§ **EXERCISE INSTRUCTIONS**:
Output the data word for word, dropping every image.

▬▬▬▬▬▬

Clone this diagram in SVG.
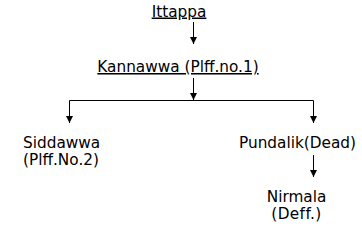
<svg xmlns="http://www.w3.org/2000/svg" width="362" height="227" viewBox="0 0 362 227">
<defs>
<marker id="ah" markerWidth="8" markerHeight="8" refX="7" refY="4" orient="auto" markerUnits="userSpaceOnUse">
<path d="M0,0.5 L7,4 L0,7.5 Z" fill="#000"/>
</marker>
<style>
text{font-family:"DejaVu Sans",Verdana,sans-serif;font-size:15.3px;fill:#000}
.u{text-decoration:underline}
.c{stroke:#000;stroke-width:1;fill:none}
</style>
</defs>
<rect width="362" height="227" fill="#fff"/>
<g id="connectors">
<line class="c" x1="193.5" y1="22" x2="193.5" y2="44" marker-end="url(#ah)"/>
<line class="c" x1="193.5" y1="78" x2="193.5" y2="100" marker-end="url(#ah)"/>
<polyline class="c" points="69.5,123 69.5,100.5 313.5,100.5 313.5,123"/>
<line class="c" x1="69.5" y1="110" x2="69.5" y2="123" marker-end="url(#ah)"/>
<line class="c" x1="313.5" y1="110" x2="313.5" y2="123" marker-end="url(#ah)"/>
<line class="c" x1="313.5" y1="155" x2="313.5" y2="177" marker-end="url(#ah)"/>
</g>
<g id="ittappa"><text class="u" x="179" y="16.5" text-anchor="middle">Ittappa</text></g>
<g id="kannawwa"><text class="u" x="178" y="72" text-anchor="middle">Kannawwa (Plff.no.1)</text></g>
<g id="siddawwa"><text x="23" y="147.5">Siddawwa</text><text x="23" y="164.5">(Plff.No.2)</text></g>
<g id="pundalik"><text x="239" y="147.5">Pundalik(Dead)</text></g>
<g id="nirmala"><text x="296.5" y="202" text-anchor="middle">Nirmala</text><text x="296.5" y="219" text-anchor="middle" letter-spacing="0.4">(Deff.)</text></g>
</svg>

▬▬▬▬▬▬

§ **RESPONSE**:
Clone this diagram in SVG.
<svg xmlns="http://www.w3.org/2000/svg" width="362" height="227" viewBox="0 0 362 227">
<defs>
<marker id="ah" markerWidth="8" markerHeight="8" refX="7" refY="4" orient="auto" markerUnits="userSpaceOnUse">
<path d="M0,0.5 L7,4 L0,7.5 Z" fill="#000"/>
</marker>
<style>
text{font-family:"DejaVu Sans",Verdana,sans-serif;font-size:15.3px;fill:#000}
.u{text-decoration:underline}
.c{stroke:#000;stroke-width:1;fill:none}
</style>
</defs>
<rect width="362" height="227" fill="#fff"/>
<g id="connectors">
<line class="c" x1="193.5" y1="22" x2="193.5" y2="44" marker-end="url(#ah)"/>
<line class="c" x1="193.5" y1="78" x2="193.5" y2="100" marker-end="url(#ah)"/>
<polyline class="c" points="69.5,123 69.5,100.5 313.5,100.5 313.5,123"/>
<line class="c" x1="69.5" y1="110" x2="69.5" y2="123" marker-end="url(#ah)"/>
<line class="c" x1="313.5" y1="110" x2="313.5" y2="123" marker-end="url(#ah)"/>
<line class="c" x1="313.5" y1="155" x2="313.5" y2="177" marker-end="url(#ah)"/>
</g>
<g id="ittappa"><text class="u" x="179" y="16.5" text-anchor="middle">Ittappa</text></g>
<g id="kannawwa"><text class="u" x="178" y="72" text-anchor="middle">Kannawwa (Plff.no.1)</text></g>
<g id="siddawwa"><text x="23" y="147.5">Siddawwa</text><text x="23" y="164.5">(Plff.No.2)</text></g>
<g id="pundalik"><text x="239" y="147.5">Pundalik(Dead)</text></g>
<g id="nirmala"><text x="296.5" y="202" text-anchor="middle">Nirmala</text><text x="296.5" y="219" text-anchor="middle" letter-spacing="0.4">(Deff.)</text></g>
</svg>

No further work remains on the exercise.